According to the U.S. Fish and Wildlife Service website, the “Endangered Species Act of 1973 … requires the development of recovery plans for listed species, unless such a plan would not promote the conservation of a particular species. Recovery plans delineate such reasonable actions as may be necessary, based upon the best scientific and commercial data available, for the conservation and survival of listed species.”

Also posted on the Fish and Wildlife Service website is the 1982 recovery plan for the Mexican gray wolf.

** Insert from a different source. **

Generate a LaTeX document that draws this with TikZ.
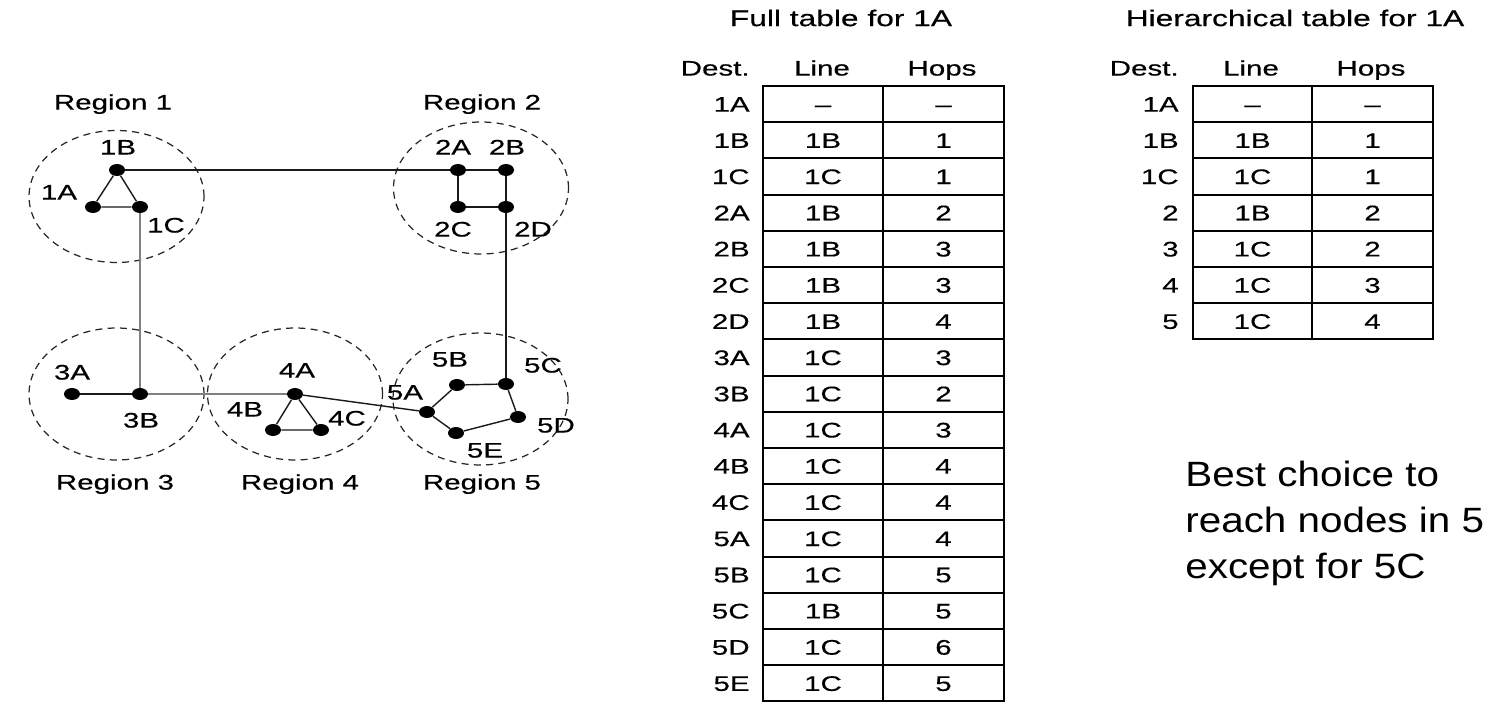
\documentclass[tikz,border=0pt]{standalone}
\usepackage{fontspec}
\usetikzlibrary{shapes.geometric}
\newfontfamily\figfont[FakeStretch=1.4, FakeBold=0.4]{Liberation Sans}
\newfontfamily\notefont[FakeStretch=1.15]{Liberation Sans}

\begin{document}
\begin{tikzpicture}[x=0.02cm, y=-0.02cm,
  lbl/.style={font=\figfont\fontsize{12}{14}\selectfont, inner sep=0pt, text height=8.6pt, text depth=0pt},
  ttl/.style={font=\figfont\fontsize{12.9}{15}\selectfont, inner sep=0pt, text height=9.2pt, text depth=0pt},
  dot/.style={ellipse, fill=black, inner sep=0pt, minimum width=0.32cm, minimum height=0.24cm},
  region/.style={ellipse, draw=black!85, line width=0.7pt, dash pattern=on 4pt off 3pt, minimum width=3.5cm, minimum height=2.64cm, inner sep=0pt},
  link/.style={line width=0.8pt, black!90},
  glink/.style={line width=1pt, black!50},
  tab/.style={line width=1.1pt}]
  \useasboundingbox (0,0) rectangle (1512,702);

  \node[region] (reg1) at (116.5,196.5) {};
  \node[region] (reg2) at (481,188) {};
  \node[region] (reg3) at (116.5,394) {};
  \node[region] (reg4) at (295,394) {};
  \node[region] (reg5) at (480.5,399) {};
  \node[lbl] (r1) at (113,102) {Region 1};
  \node[lbl] (r2) at (482,102) {Region 2};
  \node[lbl] (r3) at (115,482) {Region 3};
  \node[lbl] (r4) at (300,482) {Region 4};
  \node[lbl] (r5) at (482,482) {Region 5};

  \node[dot] (n1A) at (93,207) {};
  \node[dot] (n1B) at (117,170) {};
  \node[dot] (n1C) at (140,207) {};
  \node[dot] (n2A) at (458,170) {};
  \node[dot] (n2B) at (506,170) {};
  \node[dot] (n2C) at (458,207) {};
  \node[dot] (n2D) at (506,207) {};
  \node[dot] (n3A) at (72,394) {};
  \node[dot] (n3B) at (140,394) {};
  \node[dot] (n4A) at (295,394) {};
  \node[dot] (n4B) at (273,430) {};
  \node[dot] (n4C) at (321,430) {};
  \node[dot] (n5A) at (427,412) {};
  \node[dot] (n5B) at (457,385) {};
  \node[dot] (n5C) at (506,384) {};
  \node[dot] (n5D) at (518,417) {};
  \node[dot] (n5E) at (456,433) {};

  \node[lbl] (l1A) at (59,192) {1A};
  \node[lbl] (l1B) at (118,147) {1B};
  \node[lbl] (l1C) at (166,225) {1C};
  \node[lbl] (l2A) at (453,147) {2A};
  \node[lbl] (l2B) at (507,147) {2B};
  \node[lbl] (l2C) at (453,229) {2C};
  \node[lbl] (l2D) at (533,229) {2D};
  \node[lbl] (l3A) at (72,372) {3A};
  \node[lbl] (l3B) at (141,420) {3B};
  \node[lbl] (l4A) at (297,370) {4A};
  \node[lbl] (l4B) at (245,409) {4B};
  \node[lbl] (l4C) at (347,418) {4C};
  \node[lbl] (l5A) at (405,392) {5A};
  \node[lbl] (l5B) at (450,359) {5B};
  \node[lbl] (l5C) at (543,365) {5C};
  \node[lbl] (l5D) at (556,425) {5D};
  \node[lbl] (l5E) at (485,450) {5E};

  \draw[link] (n1A) -- (n1B) -- (n1C) -- (n1A);
  \draw[link] (n1B) -- (n2A);
  \draw[link] (n2A) -- (n2B) -- (n2D) -- (n2C) -- (n2A);
  \draw[link] (n2D) -- (n5C);
  \draw[glink] (n1C) -- (n3B);
  \draw[link] (n3A) -- (n3B);
  \draw[glink] (n3B) -- (n4A);
  \draw[link] (n4A) -- (n4B) -- (n4C) -- (n4A);
  \draw[link] (n4A) -- (n5A);
  \draw[link] (n5A) -- (n5B) -- (n5C) -- (n5D) -- (n5E) -- (n5A);

  \node[ttl] (full) at (841,18) {Full table for 1A};
  \node[lbl, anchor=east] (fdest) at (750,68) {Dest.};
  \node[lbl] (fline) at (822,68) {Line};
  \node[lbl] (fhops) at (942,68) {Hops};
  \foreach \d/\l/\h [count=\i from 0] in {1A/–/–, 1B/1B/1, 1C/1C/1, 2A/1B/2, 2B/1B/3, 2C/1B/3, 2D/1B/4, 3A/1C/3, 3B/1C/2, 4A/1C/3, 4B/1C/4, 4C/1C/4, 5A/1C/4, 5B/1C/5, 5C/1B/5, 5D/1C/6, 5E/1C/5}{
    \draw[tab] (763,{86+36.2*\i}) rectangle (883,{122.2+36.2*\i}) (883,{86+36.2*\i}) rectangle (1004,{122.2+36.2*\i});
    \node[lbl, anchor=east] (fd\i) at (750,{104.1+36.2*\i}) {\d};
    \node[lbl] (fl\i) at (823,{104.1+36.2*\i}) {\l};
    \node[lbl] (fh\i) at (943.5,{104.1+36.2*\i}) {\h};
  }

  \node[ttl] (hier) at (1295,18) {Hierarchical table for 1A};
  \node[lbl, anchor=east] (hdest) at (1179,68) {Dest.};
  \node[lbl] (hline) at (1251,68) {Line};
  \node[lbl] (hhops) at (1371,68) {Hops};
  \foreach \d/\l/\h [count=\i from 0] in {1A/–/–, 1B/1B/1, 1C/1C/1, 2/1B/2, 3/1C/2, 4/1C/3, 5/1C/4}{
    \draw[tab] (1193,{86+36.2*\i}) rectangle (1312,{122.2+36.2*\i}) (1312,{86+36.2*\i}) rectangle (1433,{122.2+36.2*\i});
    \node[lbl, anchor=east] (hd\i) at (1179,{104.1+36.2*\i}) {\d};
    \node[lbl] (hl\i) at (1252.5,{104.1+36.2*\i}) {\l};
    \node[lbl] (hh\i) at (1372.5,{104.1+36.2*\i}) {\h};
  }

  \node[font=\notefont\fontsize{20}{24}\selectfont, inner sep=0pt, anchor=base west] (best1) at (1185,487) {Best choice to};
  \node[font=\notefont\fontsize{20}{24}\selectfont, inner sep=0pt, anchor=base west] (best2) at (1185,533) {reach nodes in 5};
  \node[font=\notefont\fontsize{20}{24}\selectfont, inner sep=0pt, anchor=base west] (best3) at (1185,579) {except for 5C};
\end{tikzpicture}
\end{document}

The authors of the 1982 recovery plan state that the plan is far from complete and “later amendment of the plan is obviously required for its realistic completion.”

The notice of intent to sue states that the 1982 recovery plan’s objective, crafted by the U.S. Fish and Wildlife Service, was to have 100 Mexican gray wolves in the wild by 2006. Currently, only 83 individual wolves exist in the wild.

Robinson contends there have been repeated efforts by the Fish and Wildlife Service to draft a new recovery plan, but the drafts died while stuck in committees because of political opposition to expansion of gray wolf territory.

“There are powerful special interests that don’t want to see the Mexican gray wolf recover, and they have a lot of clout,” Robinson said.

Just four weeks ago, a Hidalgo County commissioner forced a representative from the Southwest Environmental Center, a Las Cruces-based nonprofit that works to protect and restore wildlife and wildlife habitat, to leave the Hidalgo Farmers Market because the representative had a petition about the Mexican gray wolf. The executive director of SWEC contended at the time that the representative’s free speech rights were violated.

The Hidalgo County Commissioner Darr Shannon told the Las Cruces Sun-News at the time, “If they want to think their free speech was squashed, our free speech was squashed by them being there.”

A call to the U.S. Fish and Wildlife Service was not returned by press time.